» Records provided:
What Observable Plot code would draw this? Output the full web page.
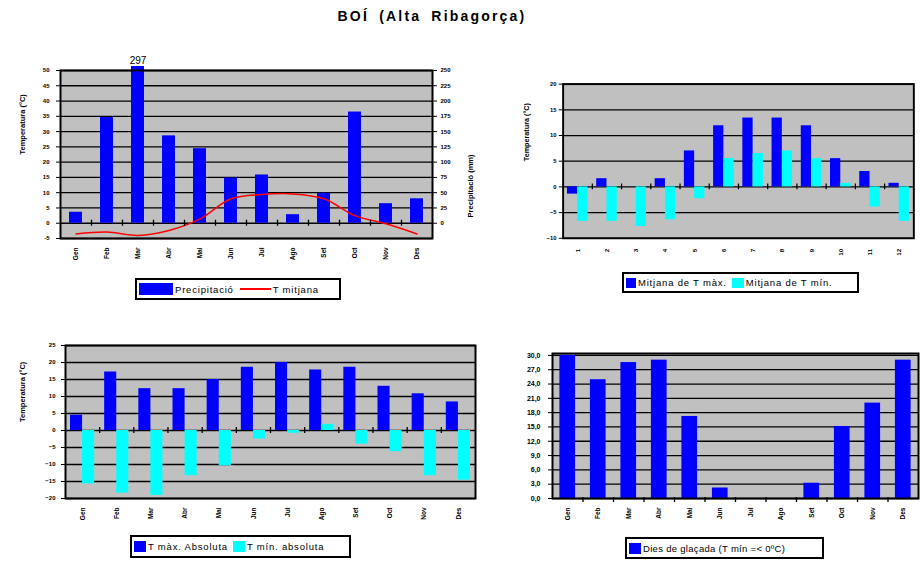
<!DOCTYPE html>
<html>
<head>
<meta charset="utf-8">
<script src="https://cdn.jsdelivr.net/npm/d3@7"></script>
<script src="https://cdn.jsdelivr.net/npm/@observablehq/plot@0.6"></script>
<style>
  html, body { margin: 0; padding: 0; background: #fff; overflow: hidden; width: 923px; height: 564px; }
  body { position: relative; font-family: "Liberation Sans", Arial, sans-serif; }
  .abs { position: absolute; }
  .title { left: 232px; width: 400px; top: 8px; text-align: center; font-weight: bold; font-size: 14px; letter-spacing: 2.2px; word-spacing: 4px; }
  .legend { position: absolute; border: 2px solid #000; background: #fff; box-sizing: border-box;
            display: flex; align-items: center; font-size: 9.5px; letter-spacing: 0.8px; padding-left: 2px; white-space: nowrap; }
  .sw { display: inline-block; margin-right: 2px; }
  .lt { margin-right: 5px; }
</style>
</head>
<body>
<div class="abs title">BOÍ (Alta Ribagorça)</div>
<div id="p1" class="abs" style="left:0px;top:50px"></div>
<div id="p2" class="abs" style="left:500px;top:74px"></div>
<div id="p3" class="abs" style="left:0px;top:335px"></div>
<div id="p4" class="abs" style="left:500px;top:343px"></div>

<div class="legend" style="left:135px;top:278px;width:206px;height:22px">
  <span class="sw" style="width:34px;height:12px;background:#0000ff"></span><span class="lt" style="margin-right:6px">Precipitació</span>
  <span class="sw" style="width:31px;height:2px;background:#ff0000"></span><span class="lt">T mitjana</span>
</div>
<div class="legend" style="left:622px;top:272px;width:237px;height:21px">
  <span class="sw" style="width:10px;height:10px;background:#0000ff"></span><span class="lt">Mitjana de T màx.</span>
  <span class="sw" style="width:12px;height:10px;background:#00ffff"></span><span class="lt">Mitjana de T mín.</span>
</div>
<div class="legend" style="left:130px;top:535px;width:221px;height:23px">
  <span class="sw" style="width:12px;height:11px;background:#0000ff"></span><span class="lt">T màx. Absoluta</span>
  <span class="sw" style="width:12px;height:11px;background:#00ffff"></span><span class="lt">T mín. absoluta</span>
</div>
<div class="legend" style="left:625px;top:537px;width:199px;height:22px;letter-spacing:0.3px">
  <span class="sw" style="width:12px;height:11px;background:#0000ff"></span><span class="lt">Dies de glaçada (T mín =&lt; 0ºC)</span>
</div>

<script>
// ---- data ----
const months = ["Gen", "Feb", "Mar", "Abr", "Mai", "Jun", "Jul", "Ago", "Set", "Oct", "Nov", "Des"];
const monthNums = ["1", "2", "3", "4", "5", "6", "7", "8", "9", "10", "11", "12"];
const precip = [18, 173, 297, 143, 122, 74, 79, 14, 49, 182, 32, 40];
const tMean = [-3.5, -2.9, -4.0, -2.4, 1.4, 8.0, 9.4, 9.6, 8.0, 2.5, -0.2, -3.5];
const tMaxMean = [-1.4, 1.6, 0, 1.6, 7.0, 11.9, 13.4, 13.4, 11.9, 5.5, 3.0, 0.7];
const tMinMean = [-6.7, -6.7, -7.7, -6.4, -2.3, 5.5, 6.5, 7.0, 5.5, 0.7, -3.9, -6.7];
const tMaxAbs = [4.5, 17.2, 12.3, 12.3, 15.0, 18.6, 20.0, 17.8, 18.6, 13.0, 10.8, 8.4];
const tMinAbs = [-15.7, -18.4, -19.1, -13.3, -10.4, -2.5, -0.8, 1.8, -4.0, -6.2, -13.3, -14.6];
const frostDays = [30, 24.9, 28.5, 29, 17.2, 2.2, 0, 0, 3.2, 15.1, 20.0, 29];

const tempTicks1 = [-5, 0, 5, 10, 15, 20, 25, 30, 35, 40, 45, 50];
const precipTicks = [0, 25, 50, 75, 100, 125, 150, 175, 200, 225, 250];
const tempTicks2 = [-10, -5, 0, 5, 10, 15, 20];
const tempTicks3 = [-20, -15, -10, -5, 0, 5, 10, 15, 20, 25];
const frostTicks = [0, 3, 6, 9, 12, 15, 18, 21, 24, 27, 30];

const PRECIP_PER_DEG = 5;   // right axis = 5 x left axis
const PRECIP_CAP = 256.5;   // bars above the axis max are cut at the frame

const rows = months.map((m, i) => ({
  i, m, n: monthNums[i], p: precip[i], t: tMean[i],
  tx: tMaxMean[i], tn: tMinMean[i], ax: tMaxAbs[i], an: tMinAbs[i], f: frostDays[i]
}));
const centers = rows.map(d => d.i + 0.5);
const bounds = d3.range(1, 12);

const baseStyle = "font-family:'Liberation Sans',Arial,sans-serif;font-weight:bold;font-size:6px;background:transparent;overflow:visible";
const GRAY = "#c0c0c0", BLUE = "#0000ff", CYAN = "#00ffff";

function xLabels(fmt, pad) {
  return Plot.axisX(centers, {tickFormat: v => fmt[Math.floor(v)], tickRotate: -90, tickSize: 0, tickPadding: pad, fontSize: 6.5, label: null});
}

// ---- panel 1: precipitation + mean temperature ----
const p1 = Plot.plot({
  width: 480, height: 223, marginLeft: 60, marginRight: 48, marginTop: 20, marginBottom: 35,
  style: baseStyle,
  x: {domain: [0, 12], axis: null},
  y: {domain: [-25, 250], axis: null},
  marks: [
    Plot.frame({fill: GRAY}),
    Plot.ruleY(tempTicks1.map(t => t * PRECIP_PER_DEG), {stroke: "#000", strokeWidth: 1.3}),
    Plot.rectY(rows, {x1: "i", x2: d => d.i + 1, y1: 0, y2: d => Math.min(d.p, PRECIP_CAP), fill: BLUE, insetLeft: 9, insetRight: 9}),
    Plot.text(rows.filter(d => d.p > 250), {x: d => d.i + 0.5, y: PRECIP_CAP, text: d => String(d.p), dy: -6, fontSize: 10, fontWeight: "normal"}),
    Plot.line(rows, {x: d => d.i + 0.5, y: d => d.t * PRECIP_PER_DEG, stroke: "#ff0000", strokeWidth: 1.5, curve: "catmull-rom"}),
    Plot.ruleX(bounds, {y1: 0, y2: 0, insetTop: -3, insetBottom: -3, stroke: "#000", strokeWidth: 1.3}),
    Plot.frame({stroke: "#000", strokeWidth: 2}),
    Plot.axisY(tempTicks1.map(t => t * PRECIP_PER_DEG), {anchor: "left", tickFormat: v => v / PRECIP_PER_DEG, tickSize: 4, tickPadding: 7, label: null}),
    Plot.axisY(precipTicks, {anchor: "right", tickSize: 4, tickPadding: 4, label: null}),
    xLabels(months, 9),
    Plot.text(["Temperatura (°C)"], {frameAnchor: "left", dx: -38, rotate: -90, fontSize: 7.5}),
    Plot.text(["Precipitació (mm)"], {frameAnchor: "right", dx: 38, rotate: -90, fontSize: 7.5})
  ]
});
document.getElementById("p1").append(p1);

// ---- panel 2: mean of Tmax / Tmin ----
const p2 = Plot.plot({
  width: 439, height: 200, marginLeft: 65, marginRight: 10, marginTop: 10, marginBottom: 30,
  style: baseStyle,
  x: {domain: [0, 12], axis: null},
  y: {domain: [-10, 20], axis: null},
  marks: [
    Plot.frame({fill: GRAY}),
    Plot.ruleY(tempTicks2, {stroke: "#000", strokeWidth: 1.3}),
    Plot.rectY(rows, {x1: "i", x2: d => d.i + 0.5, y1: 0, y2: "tx", fill: BLUE, insetLeft: 4.5}),
    Plot.rectY(rows, {x1: d => d.i + 0.5, x2: d => d.i + 1, y1: 0, y2: "tn", fill: CYAN, insetRight: 4.5}),
    Plot.ruleX(bounds, {y1: 0, y2: 0, insetTop: -3, insetBottom: -3, stroke: "#000", strokeWidth: 1.3}),
    Plot.frame({stroke: "#000", strokeWidth: 2}),
    Plot.axisY(tempTicks2, {anchor: "left", tickSize: 4, tickPadding: 3, label: null}),
    xLabels(monthNums, 11),
    Plot.text(["Temperatura (°C)"], {frameAnchor: "left", dx: -38, rotate: -90, fontSize: 7.5})
  ]
});
document.getElementById("p2").append(p2);

// ---- panel 3: absolute Tmax / Tmin ----
const p3 = Plot.plot({
  width: 480, height: 195, marginLeft: 65, marginRight: 5, marginTop: 10, marginBottom: 32,
  style: baseStyle,
  x: {domain: [0, 12], axis: null},
  y: {domain: [-20, 25], axis: null},
  marks: [
    Plot.frame({fill: GRAY}),
    Plot.ruleY(tempTicks3, {stroke: "#000", strokeWidth: 1.3}),
    Plot.rectY(rows, {x1: "i", x2: d => d.i + 0.5, y1: 0, y2: "ax", fill: BLUE, insetLeft: 5}),
    Plot.rectY(rows, {x1: d => d.i + 0.5, x2: d => d.i + 1, y1: 0, y2: "an", fill: CYAN, insetRight: 5}),
    Plot.ruleX(bounds, {y1: 0, y2: 0, insetTop: -3, insetBottom: -3, stroke: "#000", strokeWidth: 1.3}),
    Plot.frame({stroke: "#000", strokeWidth: 2}),
    Plot.axisY(tempTicks3, {anchor: "left", tickSize: 4, tickPadding: 6, label: null}),
    xLabels(months, 9),
    Plot.text(["Temperatura (°C)"], {frameAnchor: "left", dx: -43, rotate: -90, fontSize: 7.5})
  ]
});
document.getElementById("p3").append(p3);

// ---- panel 4: frost days ----
const p4 = Plot.plot({
  width: 423, height: 187, marginLeft: 52, marginRight: 5, marginTop: 10, marginBottom: 32,
  style: baseStyle,
  x: {domain: [0, 12], axis: null},
  y: {domain: [0, 30.4], axis: null},
  marks: [
    Plot.frame({fill: GRAY}),
    Plot.ruleY(frostTicks, {stroke: "#000", strokeWidth: 1.3}),
    Plot.rectY(rows, {x1: "i", x2: d => d.i + 1, y1: 0, y2: "f", fill: BLUE, insetLeft: 7.4, insetRight: 7.4}),
    Plot.ruleX(bounds, {y1: 0, y2: 0, insetTop: -1, insetBottom: -4, stroke: "#000", strokeWidth: 1.3}),
    Plot.frame({stroke: "#000", strokeWidth: 2}),
    Plot.axisY(frostTicks, {anchor: "left", tickSize: 4, tickPadding: 8, fontSize: 7, tickFormat: v => v.toFixed(1).replace(".", ","), label: null}),
    xLabels(months, 9)
  ]
});
document.getElementById("p4").append(p4);
</script>
</body>
</html>
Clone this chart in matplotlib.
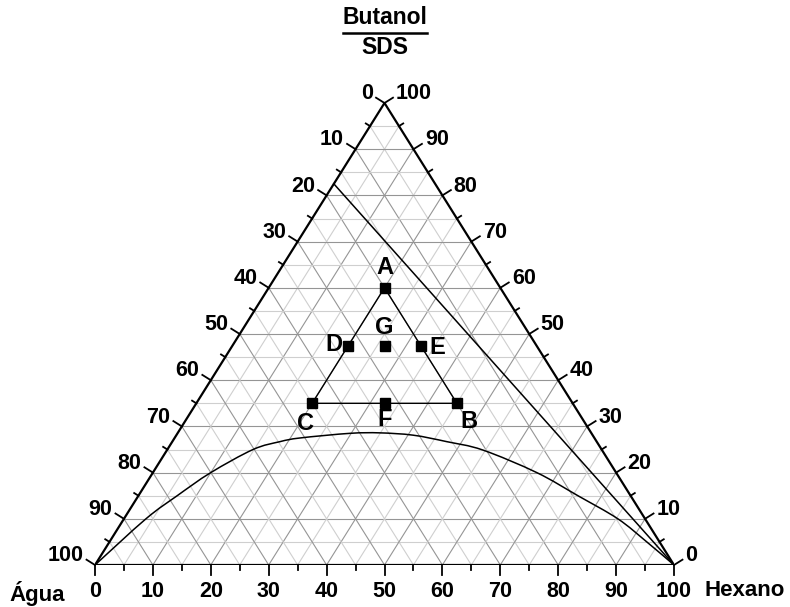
import numpy as np
import matplotlib
matplotlib.use("Agg")
import matplotlib.pyplot as plt
from matplotlib.lines import Line2D
from matplotlib.path import Path
from matplotlib.patches import PathPatch

plt.rcParams['font.family'] = ['Liberation Sans', 'DejaVu Sans']
plt.rcParams['font.weight'] = 'bold'

# composições (%): topo = Butanol/SDS, direita = Hexano, esquerda = Água
point_names = ['A', 'B', 'C', 'D', 'E', 'F', 'G']
point_top = [60, 35, 35, 47.5, 47.5, 35, 47.5]
point_hex = [20, 45, 20, 20, 32.5, 32.5, 26.25]

# triângulo A-B-C (linhas ligando os pontos)
tri_names = ['C', 'A', 'B', 'C']

# curva binodal
binodal_hex = [0, 3.8, 6.7, 10, 14.8, 18.6, 21.7, 29.8, 34.9, 40.9, 47.4, 54.5, 66.3, 75.9, 85.3, 92.8, 100]
binodal_top = [0, 10, 15, 20, 25, 26.7, 27.5, 28.5, 28.6, 28.1, 26.7, 24.9, 20, 15, 10, 5, 0]

# linha de diluição
line_hex = [0, 100]
line_top = [82.5, 0]


def tern(top, hexa):
    top = np.asarray(top, float) / 100
    hexa = np.asarray(hexa, float) / 100
    return hexa + top / 2, top


W, H = 790, 607
fig = plt.figure(figsize=(W / 100, H / 100), dpi=100)
x0, x1, ytop, ybot = 95, 674, 103, 565
ax = fig.add_axes([x0 / W, 1 - ybot / H, (x1 - x0) / W, (ybot - ytop) / H])
ax.set_xlim(0, 1)
ax.set_ylim(0, 1)
ax.axis('off')
pw, ph = x1 - x0, ybot - ytop  # pixels por unidade

# grade
for v in range(5, 100, 5):
    col = '#959595' if v % 10 == 0 else '#cfcfcf'
    lw = 0.8
    xs, ys = tern([v, v], [0, 100 - v])
    ax.plot(xs, ys, color=col, lw=lw, zorder=1)
    xs, ys = tern([0, 100 - v], [v, v])
    ax.plot(xs, ys, color=col, lw=lw, zorder=1)
    xs, ys = tern([100 - v, 0], [0, 100 - v])
    ax.plot(xs, ys, color=col, lw=lw, zorder=1)

# bordas
xs, ys = tern([0, 0, 100, 0], [0, 100, 0, 0])
ax.plot(xs, ys, color='black', lw=1.6, zorder=3, solid_joinstyle='miter')

# normais para fora (pixels, y para cima)
L = np.hypot(pw / 2, ph)
n_left = np.array([-ph / L, pw / 2 / L])
n_right = np.array([ph / L, pw / 2 / L])
n_bot = np.array([0.0, -1.0])


def tick(px, py, n, length):
    ax.plot([px, px + n[0] * length / pw], [py, py + n[1] * length / ph],
            color='black', lw=1.3, clip_on=False, zorder=3)


fs = 15.5
for v in range(0, 101, 5):
    length = 10 if v % 10 == 0 else 5
    bx, by = tern(0, v)
    tick(bx, by, n_bot, length)
    lx, ly = tern(100 - v, 0)
    tick(lx, ly, n_left, length)
    rx, ry = tern(v, 100 - v)
    tick(rx, ry, n_right, length)
    if v % 10 == 0:
        ax.annotate(str(v), (bx, by), xytext=(0, -16), textcoords='offset pixels',
                    ha='center', va='top', fontsize=fs, fontweight='bold')
        ax.annotate(str(v), (lx, ly), xytext=(n_left[0] * 10 - 3, n_left[1] * 10 + 4),
                    textcoords='offset pixels', ha='right', va='center',
                    fontsize=fs, fontweight='bold')
        ax.annotate(str(v), (rx, ry), xytext=(n_right[0] * 10 + 3, n_right[1] * 10 + 4),
                    textcoords='offset pixels', ha='left', va='center',
                    fontsize=fs, fontweight='bold')


def smooth_path(xs, ys):
    # Catmull-Rom -> Bezier cúbicas, em pixels para ficar suave na tela
    P = np.column_stack([np.asarray(xs) * pw, np.asarray(ys) * ph])
    verts = [P[0]]
    codes = [Path.MOVETO]
    for i in range(len(P) - 1):
        p0 = P[max(i - 1, 0)]
        p1, p2 = P[i], P[i + 1]
        p3 = P[min(i + 2, len(P) - 1)]
        c1 = p1 + (p2 - p0) / 6
        c2 = p2 - (p3 - p1) / 6
        verts += [c1, c2, p2]
        codes += [Path.CURVE4] * 3
    verts = np.array(verts) / [pw, ph]
    return Path(verts, codes)


# curva binodal e linha de diluição
bx_, by_ = tern(binodal_top, binodal_hex)
ax.add_patch(PathPatch(smooth_path(bx_, by_), fc='none', ec='black', lw=1.1, zorder=4))
lx_, ly_ = tern(line_top, line_hex)
ax.plot(lx_, ly_, color='black', lw=1.1, zorder=4)

# pontos
idx = {n: i for i, n in enumerate(point_names)}
tx, ty = tern([point_top[idx[n]] for n in tri_names], [point_hex[idx[n]] for n in tri_names])
ax.plot(tx, ty, color='black', lw=1.0, zorder=4)
px_, py_ = tern(point_top, point_hex)
ax.plot(px_, py_, 's', color='black', ms=7, zorder=5)

offsets = {'A': (0, 20, 'center'), 'B': (4, -18, 'left'), 'C': (-7, -20, 'center'),
           'D': (-6, 1, 'right'), 'E': (9, -2, 'left'), 'F': (0, -16, 'center'),
           'G': (0, 18, 'center')}
for n, xx, yy in zip(point_names, px_, py_):
    dx, dy, ha = offsets[n]
    ax.annotate(n, (xx, yy), xytext=(dx, dy), textcoords='offset pixels',
                ha=ha, va='center', fontsize=17, fontweight='bold', zorder=6)

# rótulos dos vértices
fig.text(9 / W, 1 - 593 / H, 'Água', ha='left', va='center', fontsize=16, fontweight='bold')
fig.text(705 / W, 1 - 590 / H, 'Hexano', ha='left', va='center', fontsize=16, fontweight='bold')
t1 = fig.text(385 / W, 1 - 18 / H, 'Butanol', ha='center', va='center', fontsize=16.5, fontweight='bold')
fig.text(385 / W, 1 - 48 / H, 'SDS', ha='center', va='center', fontsize=16.5, fontweight='bold')

fig.canvas.draw()
bb = t1.get_window_extent()
yl = (bb.y0 - 3) / H
fig.add_artist(Line2D([bb.x0 / W, bb.x1 / W], [yl, yl], color='black', lw=1.8))

fig.savefig('out.png', dpi=100)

» Work to be completed:
Return each line in the records that holds the string "draw".

» Response for this exercise:
What Observable Plot code would draw this? Output the full web page.
fig.canvas.draw()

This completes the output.